Specific odor resembles chemical bar code for bees, wasps and ants
FAPESP/DICYT This specific odor can be compared to a “chemical ID”, facilitating identification by fellow insects, and can be used to label insects as members of a particular colony, as male or female, as young or old, or as a queen or worker.
The discovery was made by researchers at the University of São Paulo’s Ribeirão Preto School of Philosophy, Science and Letters (Ffclrp-USP) during a series of studies performed as part of the project Behavioural mediation, chemical signalisation and physiological aspects regulating the social organisation in himenopterans, supported by Fapesp within the ambit of its Young Investigators Grants program.
“We found that each insect has a specific odor that is comparable to a chemical bar code,” said Fábio Santos do Nascimento, a professor at Ffclrp-USP and coordinator of the project. “By reading this bar code, you can identify the insect’s species, genus, age and colony function.”
According to Nascimento, what gives social insects this chemical ID is a class of compounds called cuticular hydrocarbons, comprising linear carbon chains and hydrogen molecules (alkanes, alkenes and methyl-branched alkanes).
Found in the form of wax under the top layer of the cuticle, which is the insect body’s outer covering, these chemical compounds mainly serve to prevent water loss and dehydration and to protect the insect against microorganisms.
However, when the researchers analyzed cuticular hydrocarbons from different ant, wasp and bee species, they found that the chemical composition of these substances varied according to the insect’s species, sex and function and that this chemical variability assisted communication among nestmates.
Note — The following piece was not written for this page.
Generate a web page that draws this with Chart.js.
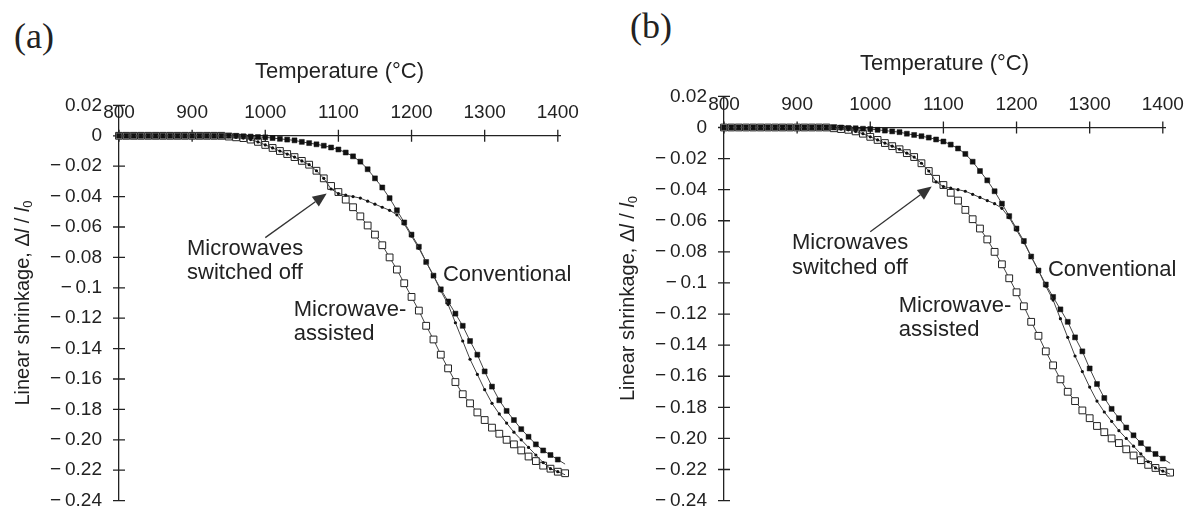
<!DOCTYPE html>
<html>
<head>
<meta charset="utf-8">
<script src="https://cdn.jsdelivr.net/npm/chart.js@4.4.1/dist/chart.umd.min.js"></script>
<style>
html, body { margin: 0; padding: 0; background: #fff; overflow: hidden; }
#page { position: relative; width: 1188px; height: 529px; }
canvas { position: absolute; top: 0; }
.panel-tag { position: absolute; font-family: "Liberation Serif", serif; font-size: 36px; line-height: 1; color: #222; }
</style>
</head>
<body>
<div id="page">
  <div class="panel-tag" style="left:14px; top:18px">(a)</div>
  <div class="panel-tag" style="left:630px; top:8px">(b)</div>
  <canvas id="chartA" width="594" height="529" style="left:0"></canvas>
  <canvas id="chartB" width="583" height="529" style="left:605px"></canvas>
</div>
<script>
// temperatures (°C)
const temps = [800, 810, 820, 830, 840, 850, 860, 870, 880, 890,
  900, 910, 920, 930, 940, 950, 960, 970, 980, 990,
  1000, 1010, 1020, 1030, 1040, 1050, 1060, 1070, 1080, 1090,
  1100, 1110, 1120, 1130, 1140, 1150, 1160, 1170, 1180, 1190,
  1200, 1210, 1220, 1230, 1240, 1250, 1260, 1270, 1280, 1290,
  1300, 1310, 1320, 1330, 1340, 1350, 1360, 1370, 1380, 1390,
  1400, 1410];

// linear shrinkage dl/l0
const conventional = [0, 0, 0, 0, 0, 0, 0, 0, 0, 0,
  0, 0, 0, 0, 0, 0, 0, -0.0003, -0.0005, -0.0008,
  -0.001, -0.0015, -0.002, -0.0025, -0.003, -0.004, -0.0048, -0.0056, -0.0065, -0.0077,
  -0.009, -0.011, -0.0135, -0.017, -0.022, -0.028, -0.034, -0.041, -0.049, -0.057,
  -0.065, -0.073, -0.083, -0.092, -0.101, -0.109, -0.117, -0.125, -0.135, -0.144,
  -0.155, -0.165, -0.174, -0.181, -0.187, -0.193, -0.198, -0.203, -0.207, -0.210,
  -0.213, -0.216];

const microwaveAssisted = [0, 0, 0, 0, 0, 0, 0, 0, 0, 0,
  0, 0, 0, 0, 0, -0.0005, -0.001, -0.0015, -0.0025, -0.004,
  -0.006, -0.008, -0.010, -0.012, -0.014, -0.0165, -0.019, -0.023, -0.028, -0.033,
  -0.037, -0.042, -0.047, -0.053, -0.059, -0.065, -0.072, -0.080, -0.088, -0.097,
  -0.106, -0.115, -0.125, -0.134, -0.144, -0.153, -0.162, -0.170, -0.176, -0.182,
  -0.187, -0.192, -0.196, -0.200, -0.203, -0.207, -0.211, -0.214, -0.217, -0.219,
  -0.221, -0.222];

const switchedOff = [0, 0, 0, 0, 0, 0, 0, 0, 0, 0,
  0, 0, 0, 0, 0, -0.0005, -0.001, -0.0015, -0.0025, -0.004,
  -0.006, -0.008, -0.010, -0.012, -0.014, -0.0165, -0.019, -0.023, -0.028, -0.035,
  -0.038, -0.039, -0.040, -0.041, -0.043, -0.045, -0.047, -0.049, -0.052, -0.058,
  -0.066, -0.074, -0.083, -0.092, -0.102, -0.111, -0.123, -0.135, -0.147, -0.157,
  -0.167, -0.176, -0.183, -0.189, -0.195, -0.200, -0.205, -0.210, -0.215, -0.219,
  -0.221, -0.223];

// axis ticks
const xTickValues = [800, 900, 1000, 1100, 1200, 1300, 1400];
const yTickLabels = ['0.02', '0', '\u2212\u20090.02', '\u2212\u20090.04', '\u2212\u20090.06', '\u2212\u20090.08',
  '\u2212\u20090.1', '\u2212\u20090.12', '\u2212\u20090.14', '\u2212\u20090.16', '\u2212\u20090.18', '\u2212\u20090.20',
  '\u2212\u20090.22', '\u2212\u20090.24'];

// text notes, anchored in data units (left edge, middle)
const noteText = ['Microwaves', 'switched off', 'Conventional', 'Microwave-', 'assisted'];
const noteT = [893, 893, 1243, 1039, 1039];
const noteV = [-0.0745, -0.0905, -0.0915, -0.1145, -0.1305];
const arrowFrom = [1000, -0.067];
const arrowTo = [1084, -0.038];

const INK = '#222';
const SANS = '"Liberation Sans", Arial, sans-serif';

function pts(values) {
    return temps.map((t, i) => ({x: t, y: values[i]}));
}

const decor = {
    id: 'decor',
    beforeDatasetsDraw(chart) {
        const ctx = chart.ctx;
        const area = chart.chartArea;
        const xs = chart.scales.x, ys = chart.scales.y;
        const y0 = ys.getPixelForValue(0);
        ctx.save();
        ctx.strokeStyle = INK;
        ctx.lineWidth = 1.3;
        ctx.beginPath();
        xs.ticks.forEach(t => {
            const px = xs.getPixelForValue(t.value);
            ctx.moveTo(px, y0 - 6);
            ctx.lineTo(px, y0 + 6);
        });
        ys.ticks.forEach(t => {
            const py = ys.getPixelForValue(t.value);
            ctx.moveTo(area.left - 6, py);
            ctx.lineTo(area.left + 6, py);
        });
        ctx.stroke();
        ctx.restore();
    },
    afterDatasetsDraw(chart) {
        const ctx = chart.ctx;
        const area = chart.chartArea;
        const xs = chart.scales.x, ys = chart.scales.y;
        const y0 = ys.getPixelForValue(0);
        ctx.save();
        ctx.fillStyle = INK;

        // x title
        ctx.font = '22px ' + SANS;
        ctx.textAlign = 'center';
        ctx.textBaseline = 'middle';
        ctx.fillText('Temperature (\u00B0C)', (area.left + area.right) / 2, y0 - 64);

        // notes
        ctx.textAlign = 'left';
        for (let i = 0; i < noteText.length; i++) {
            ctx.fillText(noteText[i], xs.getPixelForValue(noteT[i]), ys.getPixelForValue(noteV[i]));
        }

        // arrow
        const ax = xs.getPixelForValue(arrowFrom[0]), ay = ys.getPixelForValue(arrowFrom[1]);
        const bx = xs.getPixelForValue(arrowTo[0]), by = ys.getPixelForValue(arrowTo[1]);
        const ang = Math.atan2(by - ay, bx - ax);
        const hl = 14, hw = 6;
        ctx.strokeStyle = '#333';
        ctx.lineWidth = 1.3;
        ctx.beginPath();
        ctx.moveTo(ax, ay);
        ctx.lineTo(bx - hl * Math.cos(ang), by - hl * Math.sin(ang));
        ctx.stroke();
        ctx.beginPath();
        ctx.moveTo(bx, by);
        ctx.lineTo(bx - hl * Math.cos(ang) + hw * Math.sin(ang), by - hl * Math.sin(ang) - hw * Math.cos(ang));
        ctx.lineTo(bx - hl * Math.cos(ang) - hw * Math.sin(ang), by - hl * Math.sin(ang) + hw * Math.cos(ang));
        ctx.closePath();
        ctx.fillStyle = '#333';
        ctx.fill();

        // y title: Linear shrinkage, Δl / l0
        ctx.fillStyle = INK;
        const parts = [
            ['Linear shrinkage, \u0394', '20px ' + SANS, 0],
            ['l', 'italic 20px ' + SANS, 0],
            [' / ', '20px ' + SANS, 0],
            ['l', 'italic 20px ' + SANS, 0],
            ['0', '13px ' + SANS, 5]
        ];
        let total = 0;
        parts.forEach(p => { ctx.font = p[1]; total += ctx.measureText(p[0]).width; });
        ctx.translate(area.left - 96, (area.top + area.bottom) / 2);
        ctx.rotate(-Math.PI / 2);
        let cx = -total / 2;
        parts.forEach(p => {
            ctx.font = p[1];
            ctx.fillText(p[0], cx, p[2]);
            cx += ctx.measureText(p[0]).width;
        });
        ctx.restore();
    }
};

function makePanel(canvasId, padTop, padBottom, padRight) {
    return new Chart(document.getElementById(canvasId), {
        type: 'line',
        data: {
            datasets: [
                {
                    label: 'Microwaves switched off',
                    data: pts(switchedOff),
                    borderColor: '#444',
                    borderWidth: 1,
                    pointStyle: 'circle',
                    pointRadius: 1.6,
                    pointBackgroundColor: '#111',
                    pointBorderColor: '#111',
                    pointBorderWidth: 0,
                    clip: false
                },
                {
                    label: 'Conventional',
                    data: pts(conventional),
                    borderColor: '#444',
                    borderWidth: 1,
                    pointStyle: 'rect',
                    pointRadius: 3.5,
                    pointBackgroundColor: '#111',
                    pointBorderColor: '#111',
                    pointBorderWidth: 0.5,
                    clip: false
                },
                {
                    label: 'Microwave-assisted',
                    data: pts(microwaveAssisted),
                    borderColor: '#444',
                    borderWidth: 1,
                    pointStyle: 'rect',
                    pointRadius: 4.8,
                    pointBackgroundColor: '#fff',
                    pointBorderColor: '#222',
                    pointBorderWidth: 1,
                    clip: false
                }
            ]
        },
        options: {
            responsive: false,
            animation: false,
            layout: {
                padding: {top: padTop, bottom: padBottom, left: 0, right: padRight}
            },
            plugins: {
                legend: {display: false},
                tooltip: {enabled: false}
            },
            elements: {
                line: {tension: 0}
            },
            scales: {
                x: {
                    type: 'linear',
                    position: {y: 0},
                    min: 800,
                    max: 1403,
                    grid: {display: false, drawTicks: false},
                    border: {display: true, color: INK, width: 1.3},
                    afterBuildTicks: function (scale) {
                        scale.ticks = xTickValues.map(v => ({value: v}));
                    },
                    ticks: {
                        maxRotation: 0,
                        autoSkip: false,
                        padding: -34.5,
                        color: INK,
                        font: {family: SANS, size: 19},
                        callback: function (value) {
                            return String(value);
                        }
                    }
                },
                y: {
                    type: 'linear',
                    position: 'left',
                    min: -0.24,
                    max: 0.02,
                    grid: {display: false, drawTicks: false},
                    border: {display: true, color: INK, width: 1.3},
                    afterFit: function (scale) {
                        scale.width = 119;
                    },
                    ticks: {
                        stepSize: 0.02,
                        padding: 17,
                        color: INK,
                        font: {family: SANS, size: 19},
                        callback: function (value) {
                            return yTickLabels[Math.round((0.02 - value) / 0.02)];
                        }
                    }
                }
            }
        },
        plugins: [decor]
    });
}

makePanel('chartA', 105.4, 12.8, 34);
makePanel('chartB', 96.4, 21.8, 23);
</script>
</body>
</html>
In a study published in the journal Apidologie involving Melipona marginata, a Brazilian stingless bee found in São Paulo, Santa Catarina and Bahia (local name manduri), the researchers observed that older drones (males) and queens and workers (females) have different cuticular hydrocarbon profiles that can be sensed by other members of the colony.
Workers displayed a smaller percentage of alkanes (saturated wax) such as hentriacontanes and tetratriacontanes than drones, queens and bees of the caste that are destined for royalty. Although they are female, workers are normally sterile and incapable of becoming queens.
“Although the chemical structure of cuticular hydrocarbons is fairly stable, its composition in social insects varies according to the role the insects play in the colony,” Nascimento told Agência Fapesp. “Each colony also has a different chemical profile.”
The researchers conducted an experiment to evaluate social insects’ ability to recognize members of their colonies by smell. In this case, the experiment involved Melipona asilvai, another stingless bee species (local names uruçu-mirim and rajada). Workers and foragers were placed at the entrance to a colony to which they did not belong to see how the guards reacted.
The results of the experiment, described in a paper published in the Journal of Chemical Ecology, showed that guard bees display flexible behavior in accordance with the degree of similarity of the cuticular hydrocarbon profiles between incoming foragers and themselves.
They were far less likely to ward off incoming bees with highly similar chemical profiles to their own. According to the researchers, this was probably because they confused the “invaders” with nestmates.
By contrast, they were more selective when the chemical profiles of incomers differed from their own and kept out more of these unrecognized bees. “A nest has many resources such as nectar in the form of honey, pollen and brood,” Nascimento said. “If the recognition system used by guards is flawed, bees from neighboring colonies can poach these resources.”
The researchers conducted a similar experiment with the giant ant species Dinoponera quadriceps (local name falsa tocandira). Foragers (workers that look for food) and nurses (workers that care for eggs) were placed at the entrance to a different colony from their own to see how long it took for them to be recognized as invaders by the guard ants of the alien colony.
The findings, published in the Journal of Insect Behavior, showed that guard ants took much longer to recognize nurses than workers as outsiders. Non-nestmate workers received significantly more bites and other attacks from guards than nurses. Moreover, ants guarding the alien colony took longer to react against nurses than against foraging workers.
A possible explanation for these differences in behavior, corroborated by analysis of the composition of cuticular hydrocarbons from the insects used in the study, is that nurses of the same species but from different colonies may share a larger number of chemical compounds.
“Specific receptors on their antenna tips, in the form of tiny hairs, capture chemical signals from other insects’ cuticular hydrocarbons, which we call contact pheromones,” Nascimento said.
“When in contact with another insect of the same species, they can identify the composition of its cuticular hydrocarbons and other chemical compounds to recognize whether it’s a nestmate.”
The researchers also discovered that the profile of aromatic bouquets of social insects may change according to food intake, potentially hindering recognition by nestmates.
A study that the researchers described in the journal Insects involved a laboratory experiment in which they fed a group of worker ants from the leafcutter species Atta sexdens (local name saúva) with rose leaves and petals, feeding another group from the same colony with banaba or crapemyrtle leaves (Lagerstroemia sp.).
When the ants were placed close together, those fed with banaba or crapemyrtle rejected and attacked those fed with rose leaves and petals because of the change of odor.
“The saying that you are what you eat also appears to be valid for social insects,” Nascimento said.